Status, tags, and risk

The three pieces of metadata that drive sort order, filters, and dashboard reporting — and how to use them consistently.

Updated 2 Jun 2026

Beyond the contract text itself, three pieces of metadata do most of the work organising your portfolio: status, tags, and risk level. Understanding what they’re for makes the dashboard, filters, and reports useful.

Status — where the contract sits in its lifecycle

Every contract has exactly one status. The options:

  • Draft — being drafted or under internal review. Hasn’t been signed yet.
  • Active — signed and in force. The default for most contracts in a working portfolio.
  • Expired — past its end date.
  • Terminated — ended before its natural expiry.
  • Superseded — replaced by a newer agreement.

A contract is also tagged “In review” automatically in the UI whenever it has an in-progress review — that’s a derived badge, not a status you set. The five values above are the only ones you choose between.

Status drives:

  • The dashboard’s “Active contracts” tile counts only active rows.
  • The default filter on the Contracts page hides expired, terminated, and superseded unless you explicitly include them.
  • Key-date reminders fire only on active contracts (no point reminding you about an expired NDA).

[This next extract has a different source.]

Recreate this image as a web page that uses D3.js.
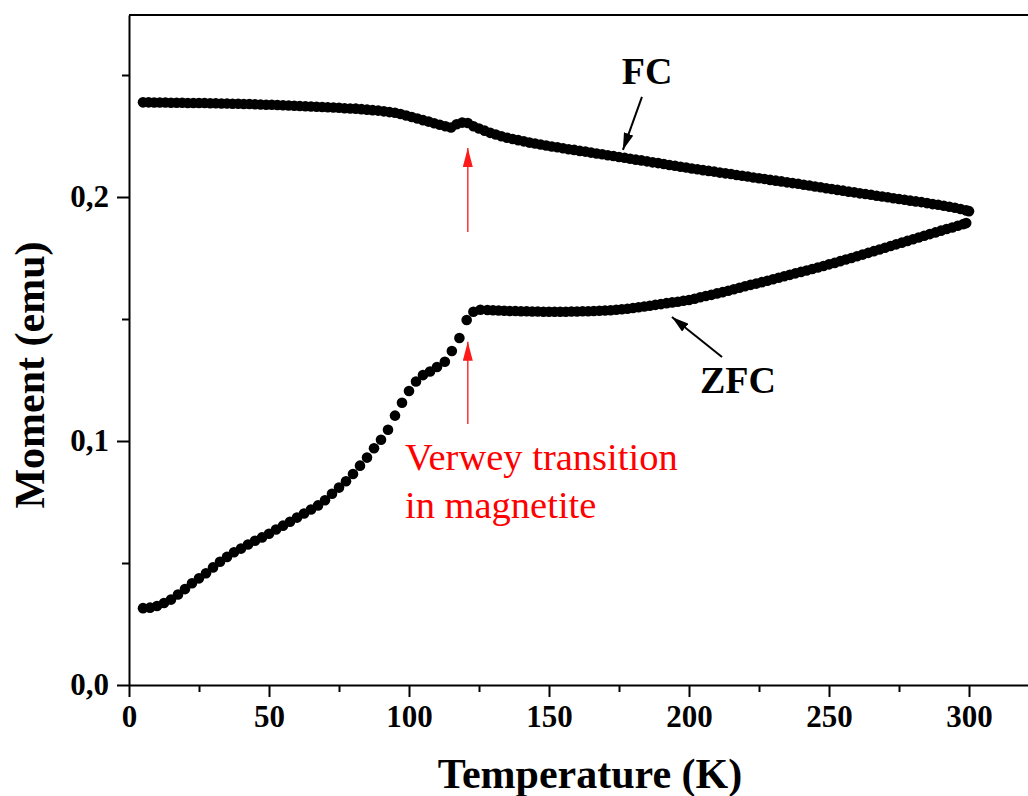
<!DOCTYPE html>
<html><head><meta charset="utf-8">
<script src="https://cdn.jsdelivr.net/npm/d3@7"></script>
<style>body{margin:0;background:#fff}svg{display:block}</style>
</head><body>
<svg id="chart" width="1028" height="796"></svg>
<script>
// ZFC curve: temperature (K) and moment (emu)
const zfcT = [5,7.5,10,12.5,15,17.5,20,22.5,25,27.5,30,32.5,35,37.5,40,42.5,45,47.5,50,52.5,55,57.5,60,62.5,65,67.5,70,72.5,75,77.5,80,82.5,85,87.5,90,92.5,95,97.5,100,102.5,105,107.5,110,112.8,115.3,118,120.6,123,125.5,
  128,130,132,134,136,138,140,142,144,146,148,150,152,154,156,158,160,162,164,166,168,170,172,174,176,178,180,182,184,186,188,190,192,194,196,198,200,
  202,204,206,208,210,212,214,216,218,220,222,224,226,228,230,232,234,236,238,240,242,244,246,248,250,252,254,256,258,260,262,264,266,268,270,272,274,276,278,280,282,284,286,288,290,292,294,296,298,299];
const zfcM = [0.0315,0.0317,0.0324,0.0336,0.0350,0.0371,0.0393,0.0417,0.0437,0.0458,0.0482,0.0505,0.0525,0.0544,0.0559,0.0576,0.0591,0.0605,0.0620,0.0637,0.0653,0.0669,0.0686,0.0703,0.0719,0.0736,0.0757,0.0784,0.0809,0.0835,0.0865,0.0899,0.0932,0.0970,0.1005,0.1046,0.1104,0.1157,0.1205,0.1244,0.1270,0.1285,0.1303,0.1325,0.1369,0.1422,0.1496,0.1530,0.1538,
  0.1537,0.1536,0.1535,0.1534,0.1533,0.1533,0.1532,0.1532,0.1531,0.1531,0.1530,0.1530,0.1530,0.1530,0.1530,0.1531,0.1531,0.1532,0.1532,0.1533,0.1534,0.1535,0.1536,0.1538,0.1540,0.1542,0.1545,0.1548,0.1551,0.1554,0.1558,0.1561,0.1565,0.1568,0.1571,0.1575,0.1578,
  0.1583,0.1589,0.1594,0.1599,0.1605,0.1610,0.1616,0.1622,0.1628,0.1634,0.1640,0.1645,0.1651,0.1657,0.1663,0.1669,0.1675,0.1681,0.1687,0.1693,0.1699,0.1705,0.1711,0.1717,0.1724,0.1730,0.1737,0.1744,0.1750,0.1757,0.1764,0.1771,0.1778,0.1785,0.1792,0.1799,0.1806,0.1813,0.1820,0.1827,0.1834,0.1841,0.1848,0.1855,0.1862,0.1869,0.1875,0.1882,0.1889,0.1893];
// FC curve
const fcT = [5,7,9,11,13,15,17,19,21,23,25,27,29,31,33,35,37,39,41,43,45,47,49,51,53,55,57,59,61,63,65,67,69,71,73,75,77,79,81,83,85,87,89,91,93,95,97,99,101,103,105,107,109,111,113,115,117,119,121,123,125,127,129,131,133,135,137,139,141,143,145,147,149,
  151,153,155,157,159,161,163,165,167,169,171,173,175,177,179,181,183,185,187,189,191,193,195,197,199,201,203,205,207,209,211,213,215,217,219,221,223,225,227,229,231,233,235,237,239,241,243,245,247,249,
  251,253,255,257,259,261,263,265,267,269,271,273,275,277,279,281,283,285,287,289,291,293,295,297,299,300];
const fcM = [0.2388,0.2388,0.2387,0.2387,0.2387,0.2386,0.2386,0.2386,0.2385,0.2385,0.2385,0.2385,0.2384,0.2384,0.2383,0.2383,0.2382,0.2382,0.2381,0.2381,0.2380,0.2379,0.2378,0.2378,0.2377,0.2376,0.2375,0.2374,0.2373,0.2372,0.2371,0.2370,0.2369,0.2368,0.2367,0.2366,0.2364,0.2363,0.2362,0.2360,0.2358,0.2356,0.2354,0.2351,0.2348,0.2345,0.2340,0.2334,0.2328,0.2322,0.2315,0.2309,0.2302,0.2296,0.2290,0.2285,0.2298,0.2305,0.2303,0.2290,0.2281,0.2272,0.2263,0.2256,0.2249,0.2243,0.2238,0.2233,0.2228,0.2223,0.2219,0.2215,0.2211,
  0.2207,0.2204,0.2200,0.2196,0.2193,0.2189,0.2186,0.2182,0.2178,0.2175,0.2171,0.2168,0.2164,0.2161,0.2157,0.2153,0.2150,0.2146,0.2142,0.2139,0.2135,0.2131,0.2128,0.2124,0.2121,0.2117,0.2114,0.2110,0.2107,0.2104,0.2100,0.2097,0.2094,0.2090,0.2087,0.2084,0.2080,0.2077,0.2074,0.2070,0.2067,0.2064,0.2060,0.2057,0.2054,0.2050,0.2047,0.2043,0.2040,0.2036,
  0.2033,0.2029,0.2026,0.2022,0.2019,0.2015,0.2012,0.2009,0.2005,0.2002,0.1999,0.1995,0.1992,0.1989,0.1985,0.1982,0.1979,0.1975,0.1971,0.1968,0.1964,0.1960,0.1956,0.1951,0.1945,0.1942];
// ticks
const xMajor = [0,50,100,150,200,250,300];
const xMinor = [25,75,125,175,225,275];
const yMajor = [0,0.1,0.2];
const yMajorLabels = ["0,0","0,1","0,2"];
const yMinor = [0.05,0.15,0.25];
// annotations (data coordinates)
const fcArrow = {from:[183.2,0.2410], to:[176.4,0.2193]};
const zfcArrow = {from:[211.8,0.1344], to:[193.9,0.1508]};
const redArrows = [{from:[121,0.1857], to:[121,0.2201]},{from:[121,0.1070], to:[121,0.1407]}];

const svg = d3.select("#chart");
const pL = 129, pR = 1028, pT = 15, pB = 685;
const x = d3.scaleLinear().domain([0, (pR-pL)/2.8]).range([pL, pR]);
const y = d3.scaleLinear().domain([0, (pB-pT)/2440]).range([pB, pT]);
const serif = "'Liberation Serif','Times New Roman',Times,serif";

// frame top
svg.append("line").attr("x1",pL).attr("x2",pR).attr("y1",pT).attr("y2",pT)
  .attr("stroke","#000").attr("stroke-width",2);

function styleAxis(g){
  g.select(".domain").attr("stroke","#000").attr("stroke-width",2);
  g.selectAll(".tick line").attr("stroke","#000").attr("stroke-width",2);
}
// x axis
const gx = svg.append("g").attr("transform",`translate(0,${pB})`)
  .call(d3.axisBottom(x).tickValues(xMajor).tickSize(12).tickSizeOuter(0).tickPadding(8).tickFormat(d3.format("d")));
styleAxis(gx);
gx.selectAll(".tick text").attr("font-family",serif).attr("font-weight","bold").attr("font-size",31).attr("fill","#000");
svg.append("g").attr("transform",`translate(0,${pB})`)
  .call(d3.axisBottom(x).tickValues(xMinor).tickSize(7).tickSizeOuter(0).tickFormat(""))
  .call(g=>{g.select(".domain").remove();g.selectAll(".tick line").attr("stroke","#000").attr("stroke-width",2);});
// y axis
const gy = svg.append("g").attr("transform",`translate(${pL},0)`)
  .call(d3.axisLeft(y).tickValues(yMajor).tickSize(12).tickSizeOuter(0).tickPadding(8).tickFormat((d,i)=>yMajorLabels[i]));
styleAxis(gy);
gy.selectAll(".tick text").attr("font-family",serif).attr("font-weight","bold").attr("font-size",31).attr("fill","#000");
svg.append("g").attr("transform",`translate(${pL},0)`)
  .call(d3.axisLeft(y).tickValues(yMinor).tickSize(7).tickSizeOuter(0).tickFormat(""))
  .call(g=>{g.select(".domain").remove();g.selectAll(".tick line").attr("stroke","#000").attr("stroke-width",2);});

// titles
svg.append("text").attr("x",590).attr("y",788).attr("text-anchor","middle")
  .attr("font-family",serif).attr("font-weight","bold").attr("font-size",42).text("Temperature (K)");
svg.append("text").attr("transform","translate(44,375) rotate(-90)").attr("text-anchor","middle")
  .attr("font-family",serif).attr("font-weight","bold").attr("font-size",42).text("Moment (emu)");

// data
const zfc = zfcT.map((t,i)=>[t,zfcM[i]]);
const fc = fcT.map((t,i)=>[t,fcM[i]]);
svg.append("g").selectAll("circle").data(zfc.concat(fc)).join("circle")
  .attr("cx",d=>x(d[0])).attr("cy",d=>y(d[1])).attr("r",5.3).attr("fill","#000");

// arrows
const defs = svg.append("defs");
function marker(id,color,w,h){
  defs.append("marker").attr("id",id).attr("viewBox",`0 0 ${h} ${w}`).attr("refX",h).attr("refY",w/2)
    .attr("markerWidth",h).attr("markerHeight",w).attr("markerUnits","userSpaceOnUse").attr("orient","auto")
    .append("path").attr("d",`M0,0 L${h},${w/2} L0,${w} Z`).attr("fill",color);
}
marker("ab","#000",10,17);
marker("ar","#ff1a1a",10,19);
function arrow(a,color,id,sw){
  svg.append("line").attr("x1",x(a.from[0])).attr("y1",y(a.from[1])).attr("x2",x(a.to[0])).attr("y2",y(a.to[1]))
    .attr("stroke",color).attr("stroke-width",sw).attr("marker-end",`url(#${id})`);
}
arrow(fcArrow,"#000","ab",2);
arrow(zfcArrow,"#000","ab",2);
redArrows.forEach(a=>arrow(a,"#ff3333","ar",1.5));

// labels
svg.append("text").attr("x",647).attr("y",84).attr("text-anchor","middle")
  .attr("font-family",serif).attr("font-weight","bold").attr("font-size",38).text("FC");
svg.append("text").attr("x",738).attr("y",393).attr("text-anchor","middle")
  .attr("font-family",serif).attr("font-weight","bold").attr("font-size",38).text("ZFC");
svg.append("text").attr("x",405).attr("y",470).attr("font-family",serif).attr("font-size",38.5).attr("fill","#ff0000").text("Verwey transition");
svg.append("text").attr("x",405).attr("y",518).attr("font-family",serif).attr("font-size",38.5).attr("fill","#ff0000").text("in magnetite");
</script>
</body></html>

Status is set manually — Clment never auto-promotes a contract. The discipline of setting it correctly is what makes the dashboard accurate.

Tags — your own taxonomy

Tags are free-form strings you attach to contracts. Use them however your team likes:

  • By counterparty industryhealthcare, government, finance
  • By contract familynda-mutual, msa, sow, dpa
  • By project or yearq3-2024, project-aurora, vendor-2024
  • By status nuanceawaiting-counter, legal-review-needed, cfo-signoff-required

A contract can have any number of tags. Filters on the Contracts page support multi-select with AND logic.

Style tips that pay off:

  • Pick a separator convention and stick to it — kebab-case or snake_case, not both.
  • Avoid synonyms — pick vendor OR supplier, not both.
  • Don’t tag what’s already a real field. active is a status, not a tag. nda could go either way — we recommend using the Type field, but if you want both that’s fine.

To rename a tag across many contracts, contact support; we’ll batch-update.

Risk — your subjective signal

Risk is a five-level enum: Unknown, Low, Medium, High, Critical.

Contracts start at Unknown when uploaded — Clment doesn’t auto-classify risk. You set the level once you’ve looked at the contract. Risk is your team’s subjective answer to “if this contract goes wrong, how badly?”.

What risk drives:

  • Sort and filter on the Contracts page — “show me all high-risk contracts expiring in the next 90 days” is a common executive-review query.
  • The risk-distribution chart on the dashboard.

A reasonable convention to start with:

  • Critical — would materially affect company outcomes if it goes wrong (key customer, top supplier, M&A, IP licensing of core tech).
  • High — significant exposure but recoverable (large-budget vendor, multi-year SaaS commitment, exclusive partnership).
  • Medium — meaningful but standard (mid-size vendor, standard MSA).
  • Low — boilerplate / low-stakes (mutual NDA, standard order form).
  • Unknown — not yet classified. Useful as a “needs review” filter.

Refine the rubric for your business; consistency matters more than the exact thresholds.

Setting tags in bulk

You can multi-select rows on the Contracts page and use Bulk tag to add or remove a tag across all of them at once. Useful right after a back-catalogue upload.

Status and risk are set per-contract from the contract page — there’s no bulk-edit for those today.